Legislators express concern over produce FSMA rules

Bicameral, bipartisan group of 75 legislators write FDA stating law could impose unintended consequences to agriculture.

A bipartisan, bicameral group of lawmakers are requesting that the Food and Drug Administration (FDA) issue a second draft of regulations for public comment before issuing final Food Safety Modernization rules.

The bipartisan coalition led by Sen. Roy Blunt (R., Mo.) and Jeanne Shaheen (D., N.H.), and Reps. Joe Courtney (D., Conn.), Chris Gibson (R., N.Y.) and Annie Kuster (D., N.H.) sent a letter co-signed by 75 members of Congress, including 42 Republicans and 33 Democrats or Independents, expressing concerns about the impact of proposed rules on farmers and businesses that an additional comment period could help alleviate.

“Despite your agency’s efforts to engage with stakeholders during the rulemaking process, we remain concerned about the ambiguity surrounding many aspects of these proposed rules,” the letter said.

The lawmakers continued, “We believe the rules as currently proposed would result in a multitude of unintended consequences that would be severely detrimental to national, regional and local agriculture. By seeking additional input through second proposed rules for public comment before final rules, we believe that producers’ concerns can be addressed and unintended consequences can be greatly mitigated.”

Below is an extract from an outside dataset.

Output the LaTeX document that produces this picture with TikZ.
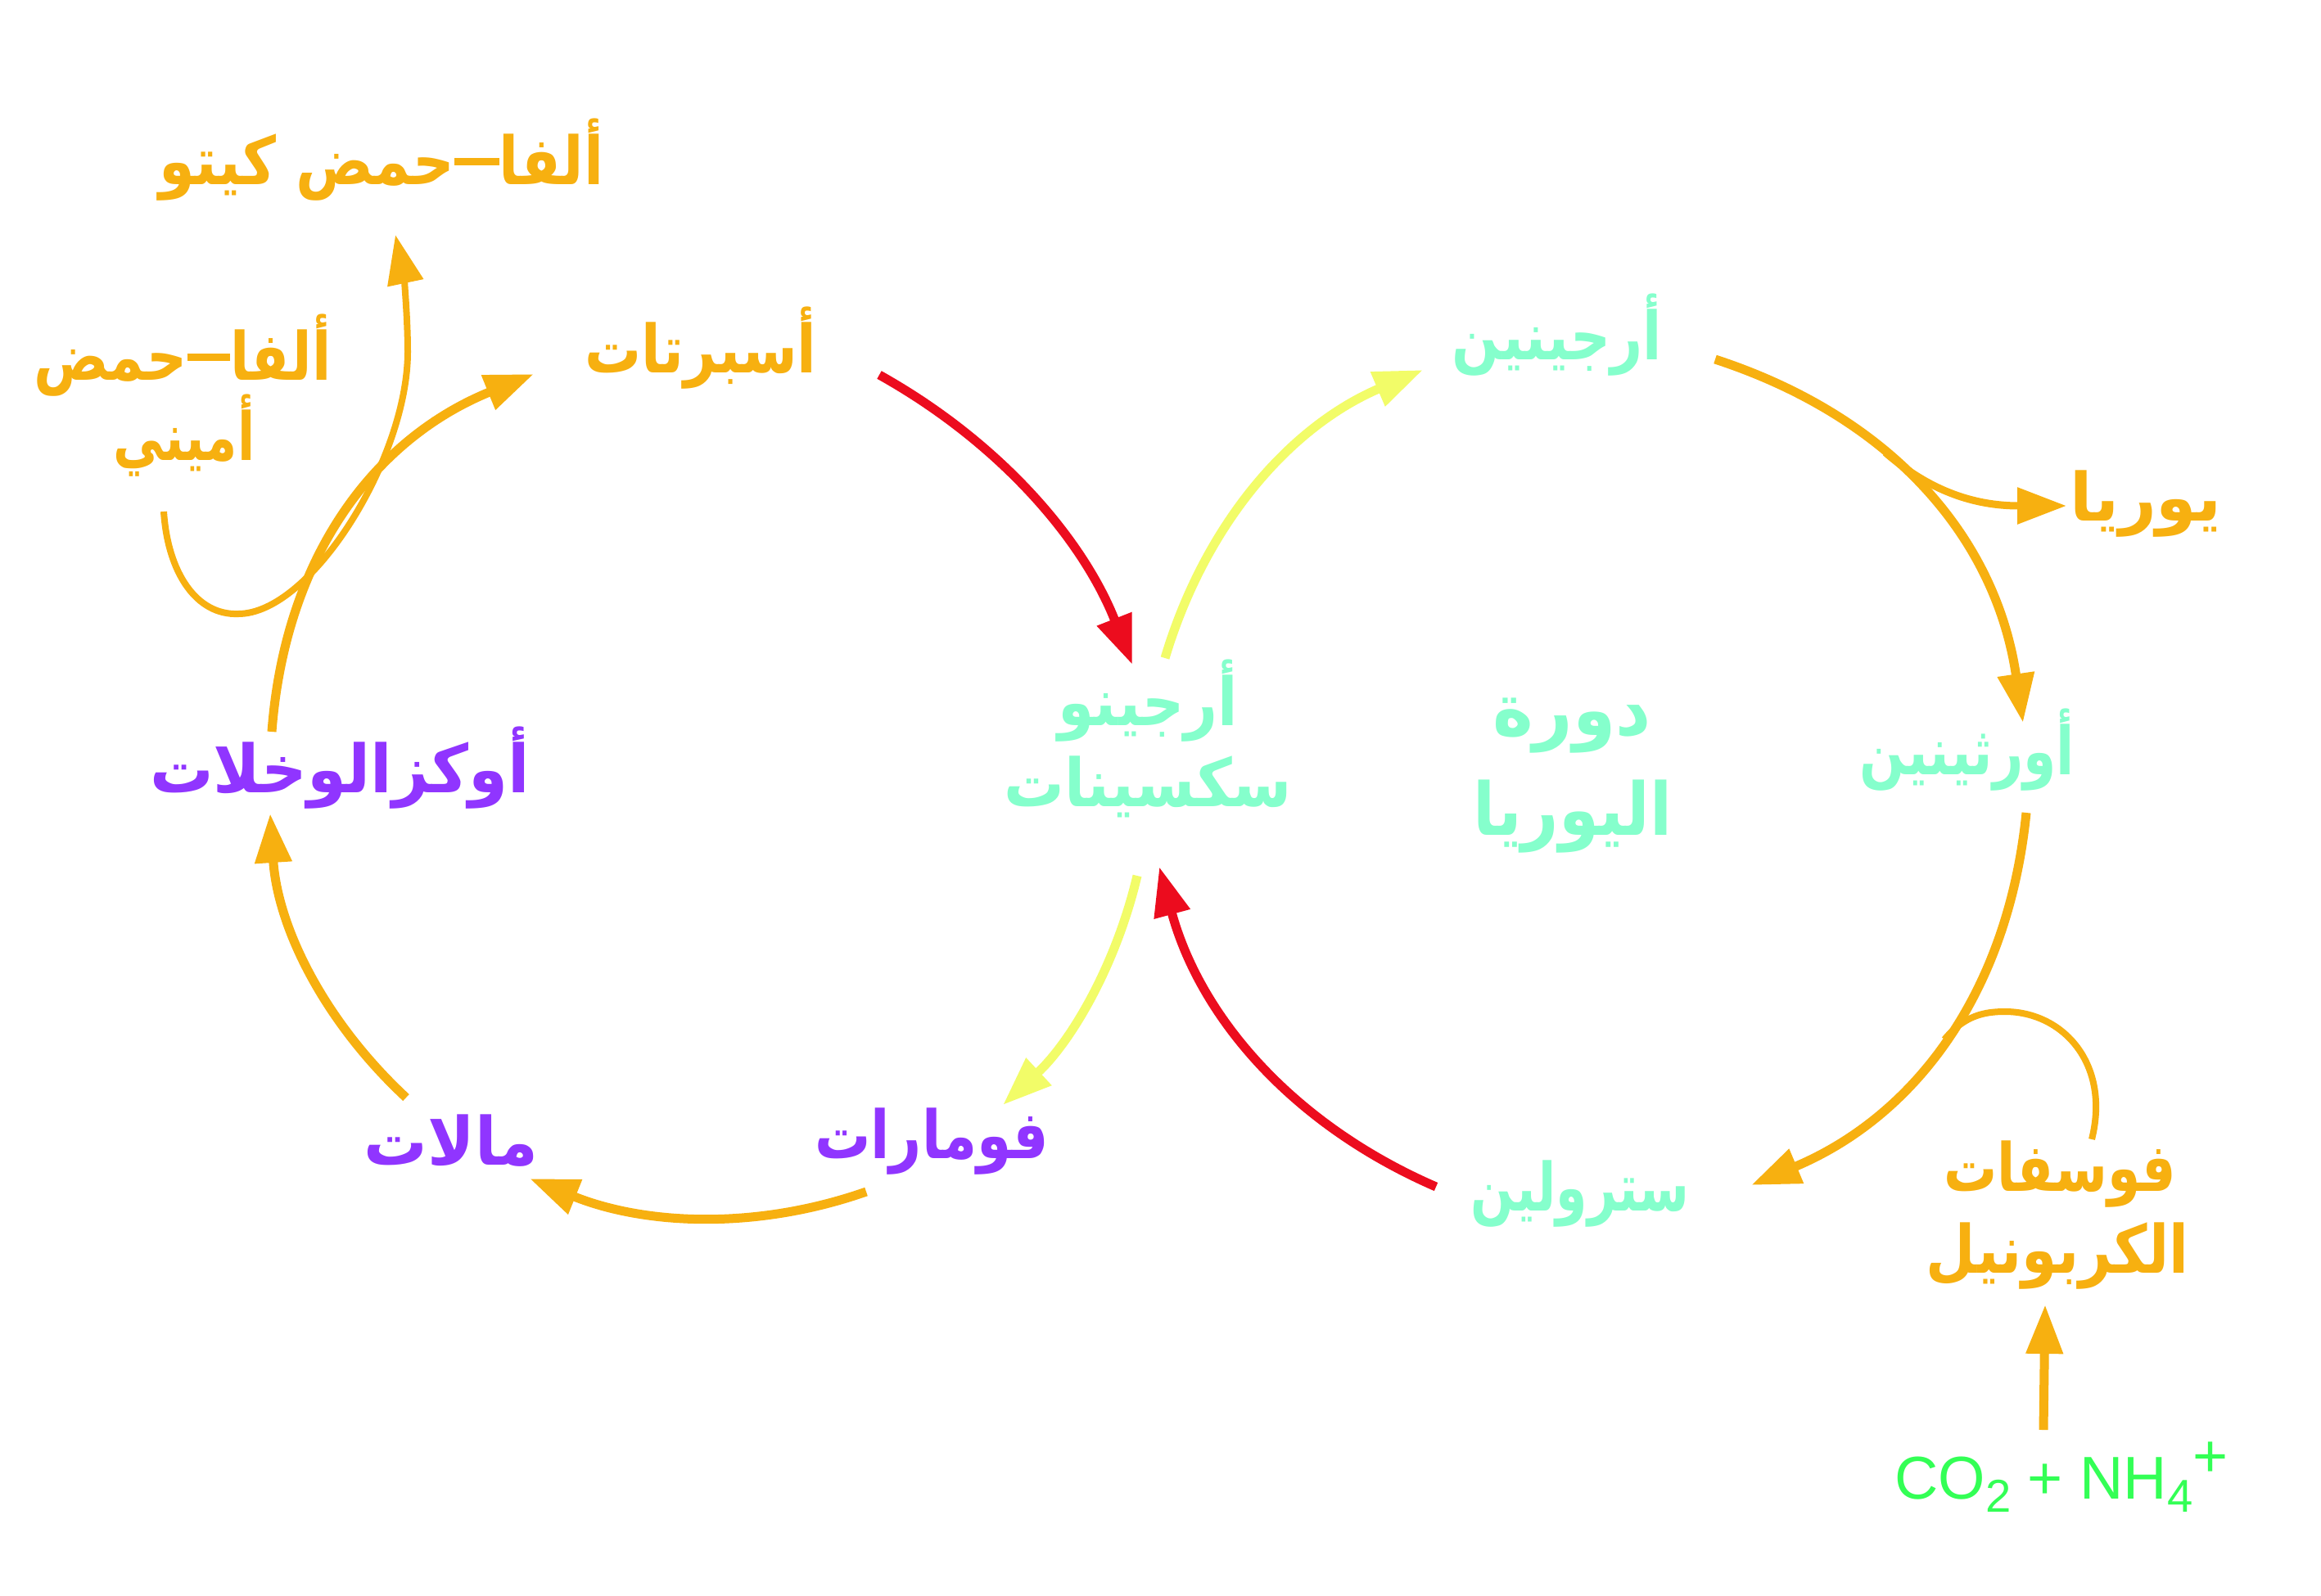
\documentclass[tikz,border=0pt]{standalone}
\usepackage{graphicx}
\usepackage{fontspec}
\setmainfont{Liberation Sans}
\newfontfamily\arabicfont[Script=Arabic]{DejaVu Sans}
\TeXXeTstate=1
\usetikzlibrary{arrows.meta}
\definecolor{corange}{HTML}{F7B010}
\definecolor{cred}{HTML}{EC0C1E}
\definecolor{cyellow}{HTML}{F2FC68}
\definecolor{caqua}{HTML}{85FFCC}
\definecolor{cpurple}{HTML}{9035FF}
\definecolor{cgreen}{HTML}{33FF55}
\tikzset{
  lbl/.style={font=\arabicfont\bfseries\fontsize{22}{22}\selectfont, inner sep=0pt, anchor=base},
  arr/.style={-{Triangle[length=6mm,width=4.3mm]}, line width=1.1mm},
  loopline/.style={line width=0.8mm},
}
\newcommand\ardash{\rule[2.2mm]{6mm}{0.85mm}}
\begin{document}
\begin{tikzpicture}[x=0.1mm,y=-0.1mm]
\fill[white] (0,0) rectangle (2835,1949);
\useasboundingbox (0,0) rectangle (2835,1949);
% labels
\node[lbl,text=corange] (aketo) at (466,225) {\scalebox{0.91}[1.05]{\beginR ألفا\ardash حمض كيتو\endR}};
\node[lbl,text=corange] (aamino1) at (223,464) {\scalebox{0.88}[1.05]{\beginR ألفا\ardash حمض\endR}};
\node[lbl,text=corange] (aamino2) at (225,562) {\scalebox{0.8}[1.05]{\beginR أميني\endR}};
\node[lbl,text=corange] (asp) at (856,455) {\scalebox{0.89}[1.05]{\beginR أسبرتات\endR}};
\node[lbl,text=cpurple] (oxa) at (415,968) {\scalebox{1.0}[1.05]{\beginR أوكزالوخلات\endR}};
\node[lbl,text=cpurple] (mal) at (551,1423) {\scalebox{1.0}[1.05]{\beginR مالات\endR}};
\node[lbl,text=cpurple] (fum) at (1138,1415) {\scalebox{0.88}[1.05]{\beginR فومارات\endR}};
\node[lbl,text=caqua] (asuc1) at (1402,886) {\scalebox{0.92}[1.05]{\beginR أرجينو\endR}};
\node[lbl,text=caqua] (asuc2) at (1402,985) {\scalebox{0.95}[1.05]{\beginR سكسينات\endR}};
\node[lbl,text=caqua] (arg) at (1902,439) {\scalebox{0.88}[1.05]{\beginR أرجينين\endR}};
\node[lbl,text=corange] (urea) at (2621,636) {\scalebox{1.03}[1.05]{\beginR يوريا\endR}};
\node[lbl,text=caqua] (orn) at (2403,946) {\scalebox{0.84}[1.05]{\beginR أورثينين\endR}};
\node[lbl,text=caqua] (cyc1) at (1920,898) {\scalebox{1.09}[1.15]{\beginR دورة\endR}};
\node[lbl,text=caqua] (cyc2) at (1921,1020) {\scalebox{1.02}[1.15]{\beginR اليوريا\endR}};
\node[lbl,text=caqua] (cit) at (1930,1479) {\scalebox{0.8}[1.05]{\beginR سترولين\endR}};
\node[lbl,text=corange] (carb1) at (2516,1455) {\scalebox{0.84}[1.05]{\beginR فوسفات\endR}};
\node[lbl,text=corange] (carb2) at (2513,1555) {\scalebox{0.9}[1.05]{\beginR الكربونيل\endR}};
\node[inner sep=0pt,anchor=base,text=cgreen,font=\fontsize{21}{21}\selectfont] (co2) at (2518,1831)
  {CO\raisebox{-0.22em}{\fontsize{16}{16}\selectfont 2} + NH\raisebox{-0.22em}{\fontsize{16}{16}\selectfont 4}\raisebox{0.36em}{+}};
% connector end points
\coordinate (r1s) at (1074,458);  \coordinate (r1e) at (1383,812);
\coordinate (y1s) at (1423,804);  \coordinate (y1e) at (1738,452);
\coordinate (o3s) at (2095,439);  \coordinate (o3e) at (2471,883);
\coordinate (ub)  at (2303,553);  \coordinate (ue)  at (2524,618);
\coordinate (o4s) at (2475,993);  \coordinate (o4e) at (2139,1448);
\coordinate (cb)  at (2375,1270); \coordinate (ce)  at (2555,1392);
\coordinate (r2s) at (1754,1450); \coordinate (r2e) at (1416,1059);
\coordinate (y2s) at (1389,1070); \coordinate (y2e) at (1225,1350);
\coordinate (o7s) at (1058,1456); \coordinate (o7e) at (647,1440);
\coordinate (o8s) at (496,1341);  \coordinate (o8e) at (330,994);
\coordinate (o9s) at (332,894);   \coordinate (o9e) at (652,457);
\coordinate (ls)  at (200,625);   \coordinate (le)  at (483,287);
\coordinate (vs)  at (2496,1747); \coordinate (ve)  at (2498,1594);
% connectors
\draw[arr,cred] (r1s) .. controls (1219,539) and (1322,657) .. (r1e);
\draw[arr,cyellow] (y1s) .. controls (1473,637) and (1578,520) .. (y1e);
\draw[arr,corange] (o3s) .. controls (2312,510) and (2438,658) .. (o3e);
\draw[arr,corange,line width=0.9mm] (ub) .. controls (2356,599) and (2410,618) .. (ue);
\draw[arr,corange] (o4s) .. controls (2453,1211) and (2341,1363) .. (o4e);
\draw[loopline,corange] (cb) .. controls (2400,1240) and (2425,1236) .. (2449,1236)
   .. controls (2520,1236) and (2578,1300) .. (ce);
\draw[arr,cred] (r2s) .. controls (1579,1374) and (1466,1243) .. (r2e);
\draw[arr,cyellow] (y2s) .. controls (1363,1180) and (1308,1273) .. (y2e);
\draw[arr,corange] (o7s) .. controls (924,1503) and (788,1497) .. (o7e);
\draw[arr,corange] (o8s) .. controls (395,1247) and (339,1132) .. (o8e);
\draw[arr,corange] (o9s) .. controls (348,683) and (455,537) .. (o9e);
\draw[arr,corange,line width=0.8mm] (ls) .. controls (205,700) and (240,752) .. (291,750)
   .. controls (380,750) and (498,560) .. (498,430)
   .. controls (498,380) and (492,330) .. (le);
\draw[arr,corange] (vs) -- (ve);
\end{tikzpicture}
\end{document}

The FDA recently issued two proposed rules implementing the Food Safety Modernization Act (FSMA), a 2011 law that overhauled food safety laws to increase the safety of our food supply. The rules address preventative controls for human food and standards for the growing, harvesting, packing, and holding of produce for human consumption. 

As proposed, the 1,200-page rules have left food producers and processors across the country concerned about a number of issues surrounding facility compliance, environmental standards, among others.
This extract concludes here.